My Road to Oman: Here I am. On social media.
After a lengthy period of thought, over four years in fact, trying to put words to paper, I come to share as much as I can bare to bare regarding My Road to Oman.
This expedition has great meaning to me. My history, experiences, feelings and what I want to achieve are very much ensconced in this journey. As time goes on, and if you are interested in following, this will be slowly revealed.
Whilst, for the most part, travel is selfish, I would like good to come of this trip. An essential element for me is that people can benefit or be inspired in some way, from what I’ve done and what I would like to do. Equally, I understand there may be some who have little time for it and I respect that too.
Posting on FB, for me, has been remarkably different to posting on a relatively anonymous social media accounts of Instagram or Twitter. Hashtag this hashtag that, showcasing what a wonderful life I lead. We all know that it is so often smoke and mirrors. Whatever. Exposing hidden parts of my life and my vulnerabilities to ‘known’ people, past and present, I find very intimidating and uncomfortable. I cringe now. I could do with a cigarette but I gave up.
I feel that I have now reached the stage where this is a necessary evil for the expedition, and for me. There is little point in me moving forwards with this project if I’m to keep it locked in for myself. I want to share it. It’s my childless misfit legacy after all.
Taking a leap onto the next step of not worrying what people think, perhaps accepting what people think but not worrying regardless. This is a muscle that I need to exercise, repeatedly and consistently.
After my previous post about my SAS Major I was rather overwhelmed by the response and support from my FB buddies. I was also content with the fact that some drew comfort from what I wrote, my experience and my realisation.
An old friend, who I hadn’t seen for over 10 years, got in touch. I’ve moved on a little since we last met; drenched in champagne, Leona Lewis singing and a trip to the National Army Museum for a Parachute Regiment exhibition. The only thing this meeting had in common was Mayfair.
He offered me some much needed guidance. The last couple of years I have been very much lost in my thoughts. The more I speak about them, the more clarity I gain and the evolution and reasons for this trip are becoming increasingly clear.

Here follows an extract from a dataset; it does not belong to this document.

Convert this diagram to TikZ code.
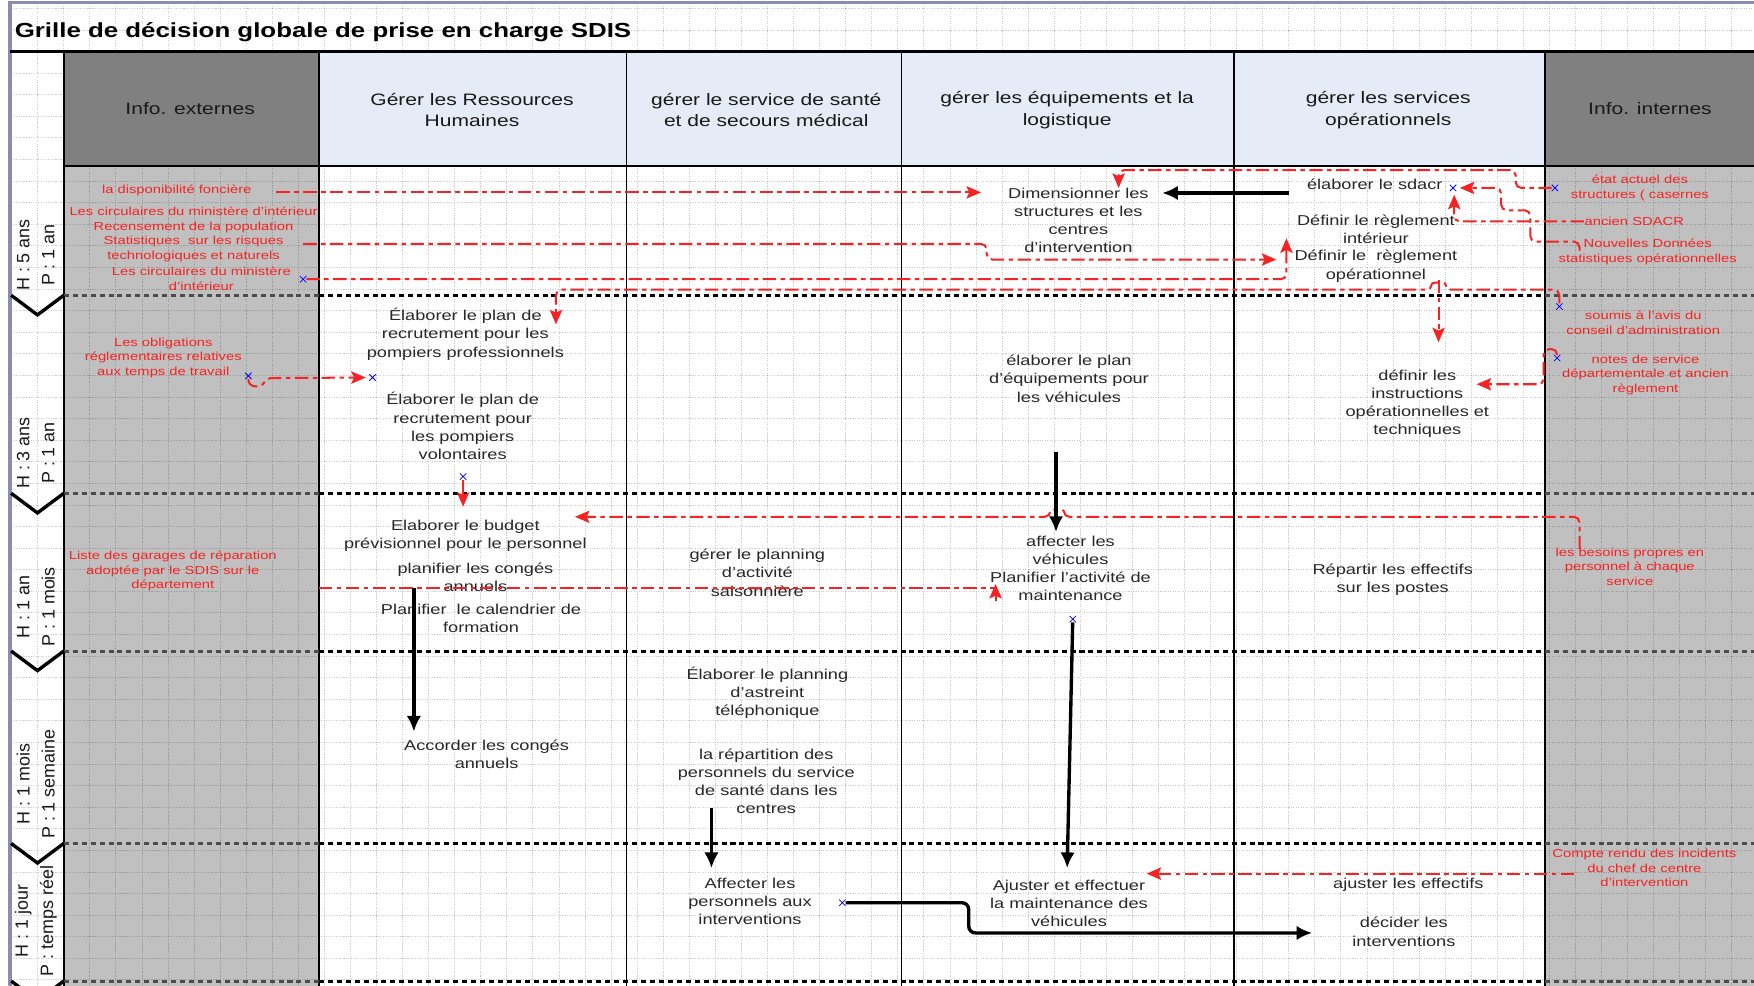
\documentclass[tikz,border=0pt]{standalone}
\usepackage{fontspec}
\setmainfont{Liberation Sans}[FakeStretch=1.27]
\newfontfamily\droit{Liberation Sans}
\usepackage{tikz}
\usetikzlibrary{arrows.meta,shapes.misc}

\definecolor{texte}{RGB}{40,40,40}
\definecolor{rouge}{RGB}{245,35,35}
\definecolor{bleupale}{RGB}{230,236,247}
\definecolor{grisfonce}{RGB}{128,128,128}
\definecolor{grisclair}{RGB}{192,192,192}
\definecolor{cadre}{RGB}{140,140,174}

\begin{document}
\begin{tikzpicture}[x=1pt, y=-1pt, >={Stealth[length=13pt,width=11pt,inset=2.5pt]},
	tache/.style={align=center, text=texte, inner sep=0pt, font=\fontsize{12.8}{16.3}\selectfont},
	info/.style={align=center, text=rouge, inner sep=0pt, font=\fontsize{10.4}{13}\selectfont},
	entete/.style={align=center, text=black!90, inner sep=0pt, font=\fontsize{14.8}{19}\selectfont},
	duree/.style={rotate=90, inner sep=0pt, text=black!90, font=\droit\fontsize{16}{16}\selectfont},
	lien/.style={rouge, line width=1.8pt, dash pattern=on 12pt off 4pt on 4pt off 4pt, rounded corners=5pt, ->},
	flux/.style={black, line width=3pt, rounded corners=6pt, -{Latex[length=14pt,width=13pt]}},
	croix/.style={cross out, draw=blue, line width=0.7pt, minimum size=5pt, inner sep=0pt},
	coupure/.style={line width=2.6pt, dash pattern=on 4.5pt off 3.5pt}]
		\useasboundingbox (0,0) rectangle (1568,881);
		\fill[white] (0,0) rectangle (1568,881);
		%colonnes grises
		\fill[grisclair] (57,148) rectangle (285,881);
		\fill[grisclair] (1381,148) rectangle (1568,881);
		%grille
		\foreach \gx in {0,...,66} \draw[black, draw opacity=0.2, line width=0.6pt, dash pattern=on 1pt off 1.2pt] ({10.3+23.3*\gx},3) -- ({10.3+23.3*\gx},881);
		\foreach \gy in {0,...,45} \draw[black, draw opacity=0.2, line width=0.6pt, dash pattern=on 1pt off 1.2pt] (10,{7.4+19.3*\gy}) -- (1568,{7.4+19.3*\gy});
		%entete
		\fill[grisfonce] (57,46) rectangle (285,148);
		\fill[bleupale] (285,46) rectangle (1381,148);
		\fill[grisfonce] (1381,46) rectangle (1568,148);
		\draw[cadre, line width=3pt] (9,881) -- (9,2) -- (1568,2);
		\draw[line width=2pt] (9,46) -- (1568,46);
		\draw[line width=1.8pt] (57,148) -- (1568,148);
		\foreach \cx/\lw in {57/2, 285/2, 560/1.4, 806/1.4, 1103/1.2, 1381/2} \draw[line width=\lw pt] (\cx,46) -- (\cx,881);
		\node[anchor=base west, inner sep=0pt, font=\bfseries\fontsize{18.2}{20}\selectfont] (titre) at (13,33.4) {Grille de décision globale de prise en charge SDIS};
		\node[entete] (hext) at (170,97.5) {Info. externes};
		\node[entete] (hrh) at (422,98.5) {Gérer les Ressources\\Humaines};
		\node[entete] (hsante) at (685,98.5) {gérer le service de santé\\et de secours médical};
		\node[entete] (hequip) at (954,98.5) {gérer les équipements et la\\logistique};
		\node[entete] (hop) at (1241,98.5) {gérer les services\\opérationnels};
		\node[entete] (hint) at (1475,97.5) {Info. internes};
		%horizons
		\foreach \sy in {264,441,582,754,877} {
			\draw[coupure, black!70] (57,\sy) -- (285,\sy);
			\draw[coupure] (285,\sy) -- (1381,\sy);
			\draw[coupure, black!70] (1381,\sy) -- (1568,\sy);
			\draw[line width=3pt, line join=miter] (10,\sy) -- (33.5,{\sy+17.5}) -- (57,\sy);
		}
		\foreach \hy/\htxt/\ptxt [count=\i] in {228/H : 5 ans/P : 1 an, 405/H : 3 ans/P : 1 an, 542.5/H : 1 an/P : 1 mois, 701/H : 1 mois/P : 1 semaine, 823.5/H : 1 jour/P : temps réel} {
			\node[duree] (h\i) at (20.8,\hy) {\htxt};
			\node[duree] (p\i) at (43.2,\hy) {\ptxt};
		}
		%taches
		\node[tache] (recpro) at (416,298.7) {Élaborer le plan de\\recrutement pour les\\pompiers professionnels};
		\node[tache] (recvol) at (413.6,381) {Élaborer le plan de\\recrutement pour\\les pompiers\\volontaires};
		\node[tache] (budget) at (416,479) {Elaborer le budget\\prévisionnel pour le personnel};
		\node[tache] (conges) at (425,516) {planifier les congés\\annuels};
		\node[tache] (calend) at (430,552.5) {Planifier\ \ le calendrier de\\formation};
		\node[tache] (accord) at (435,674) {Accorder les congés\\annuels};
		\node[tache] (saison) at (677,512) {gérer le planning\\d'activité\\saisonnière};
		\node[tache] (astreint) at (686,619.5) {Élaborer le planning\\d'astreint\\téléphonique};
		\node[tache] (repart) at (685,698.5) {la répartition des\\personnels du service\\de santé dans les\\centres};
		\node[tache] (affpers) at (670.5,806) {Affecter les\\personnels aux\\interventions};
		\node[tache] (dim) at (964,197) {Dimensionner les\\structures et les\\centres\\d'intervention};
		\node[tache] (planeq) at (955.6,338.6) {élaborer le plan\\d'équipements pour\\les véhicules};
		\node[tache] (affveh) at (957,492) {affecter les\\véhicules};
		\node[tache] (maint) at (957,524) {Planifier l'activité de\\maintenance};
		\node[tache] (ajmaint) at (955.6,807.6) {Ajuster et effectuer\\la maintenance des\\véhicules};
		\node[tache] (sdacr) at (1229,165) {élaborer le sdacr};
		\node[tache] (regint) at (1230,205) {Définir le règlement\\intérieur};
		\node[tache] (regop) at (1230,238) {Définir le\ \ règlement\\opérationnel};
		\node[tache] (instr) at (1267,361) {définir les\\instructions\\opérationnelles et\\techniques};
		\node[tache] (repeff) at (1245,518) {Répartir les effectifs\\sur les postes};
		\node[tache] (ajeff) at (1259,791) {ajuster les effectifs};
		\node[tache] (decider) at (1255,833) {décider les\\interventions};
		%infos
		\node[info] (foncier) at (158,170.6) {la disponibilité foncière};
		\node[info] (circ) at (173,209.5) {Les circulaires du ministère d'intérieur\\Recensement de la population\\Statistiques\ \ sur les risques\\technologiques et naturels};
		\node[info] (circ2) at (180,249) {Les circulaires du ministère\\d'intérieur};
		\node[info] (oblig) at (146,320) {Les obligations\\réglementaires relatives\\aux temps de travail};
		\node[info] (garages) at (154.5,510.6) {Liste des garages de réparation\\adoptée par le SDIS sur le\\département};
		\node[info] (etat) at (1466,168) {état actuel des\\structures ( casernes};
		\node[info] (ancien) at (1461,198) {ancien SDACR};
		\node[info] (nouv) at (1473,225) {Nouvelles Données\\statistiques opérationnelles};
		\node[info] (soumis) at (1469,288.5) {soumis à l'avis du\\conseil d'administration};
		\node[info] (notes) at (1471,335) {notes de service\\départementale et ancien\\règlement};
		\node[info] (besoins) at (1457,506.5) {les besoins propres en\\personnel à chaque\\service};
		\node[info] (compte) at (1470,776) {Compte rendu des incidents\\du chef de centre\\d'intervention};
		%points de connexion
		\node[croix] (xcirc) at (271,249.6) {};
		\node[croix] (xoblig) at (222,336) {};
		\node[croix] (xrec) at (333,337.5) {};
		\node[croix] (xvol) at (414,426) {};
		\node[croix] (xsdacr) at (1299,168) {};
		\node[croix] (xetat) at (1390,168) {};
		\node[croix] (xsoumis) at (1394,274) {};
		\node[croix] (xnotes) at (1392,320) {};
		\node[croix] (xaffpers) at (753,807) {};
		\node[croix] (xmaint) at (959,553.5) {};
		\coordinate (pfoncier) at (247,172);
		\coordinate (pstat) at (271,218);
		\coordinate (pgarages) at (285,526);
		\coordinate (pancien) at (1416,198);
		\coordinate (pnouv) at (1412,224);
		\coordinate (pbesoins) at (1412,491);
		\coordinate (pcompte) at (1407,781);
		\coordinate (pregop) at (1286,250);
		\coordinate (psdacr) at (1152,172.5);
		\coordinate (pplaneq) at (944,404);
		\coordinate (pconges) at (370,526);
		\coordinate (prepart) at (636,722);
		\coordinate (tdimw) at (877,172);
		\coordinate (tdimn) at (1000,168);
		\coordinate (tdime) at (1039,172.5);
		\coordinate (tregop) at (1141,232);
		\coordinate (tregint) at (1150,213);
		\coordinate (trecpro) at (497,290);
		\coordinate (trecvol) at (327,337.5);
		\coordinate (tinstrn) at (1286,306);
		\coordinate (tinstre) at (1320,343.5);
		\coordinate (tbudgetn) at (414,453);
		\coordinate (tbudgete) at (514,462);
		\coordinate (tmaint) at (890,522);
		\coordinate (tajmainte) at (1025,781);
		\coordinate (tajmaintn) at (954,776);
		\coordinate (tsdacrs) at (1300,174);
		\coordinate (tsdacre) at (1305,168);
		\coordinate (taffveh) at (944,475.5);
		\coordinate (taccord) at (370,654);
		\coordinate (taffpers) at (636,776);
		\coordinate (tdecider) at (1173,834);
		%liens rouges
		\draw[lien] (pfoncier) -- (tdimw);
		\draw[lien] (pstat) -- (882,218) -- (882,232) -- (tregop);
		\draw[lien] (xcirc) -| (tregint);
		\draw[lien] (xsoumis) -- (1394,259) -- (1292,259) .. controls (1292,252) and (1280,252) .. (1280,259) -- (497,259) -- (trecpro);
		\draw[lien] (pregop) -- (tinstrn);
		\draw[lien] (xnotes) |- (1380,312) |- (tinstre);
		\draw[lien] (xoblig) .. controls (222,348) and (234,346) .. (238,338) -- (trecvol);
		\draw[rouge, line width=1.8pt, ->] (xvol) -- (tbudgetn);
		\draw[lien] (pbesoins) -- (1412,462) -- (951,462) .. controls (951,455) and (939,455) .. (939,462) -- (tbudgete);
		\draw[lien, rounded corners=0pt] (pgarages) -- (890,526) -- (890,537) -- (tmaint);
		\draw[lien] (pcompte) -- (tajmainte);
		\draw[lien] (xetat) -| (1355,152) -| (tdimn);
		\draw[lien] (pancien) -| (tsdacrs);
		\draw[lien] (pnouv) |- (1368,216) |- (1342,188) |- (tsdacre);
		%flux
		\draw[flux] (psdacr) -- (tdime);
		\draw[flux] (pplaneq) -- (taffveh);
		\draw[flux] (xmaint) -- (tajmaintn);
		\draw[flux] (pconges) -- (taccord);
		\draw[flux] (prepart) -- (taffpers);
		\draw[flux] (xaffpers) -| (866,834) -- (tdecider);
	\end{tikzpicture}
\end{document}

He is helping me to separate my feelings from this expedition. Not because they aren’t important, they are. But the time has come to seek sponsors, support and funding and time is ticking.
This is a different ball game in the expedition planning. I know why I’m doing it, I know the route I want to take and how to achieve it and I know what I want to achieve.
But what can people gain from this expedition commercially? This is a question that requires a different line of thought and what I am working on now. Exercising further unused muscles. Stand by.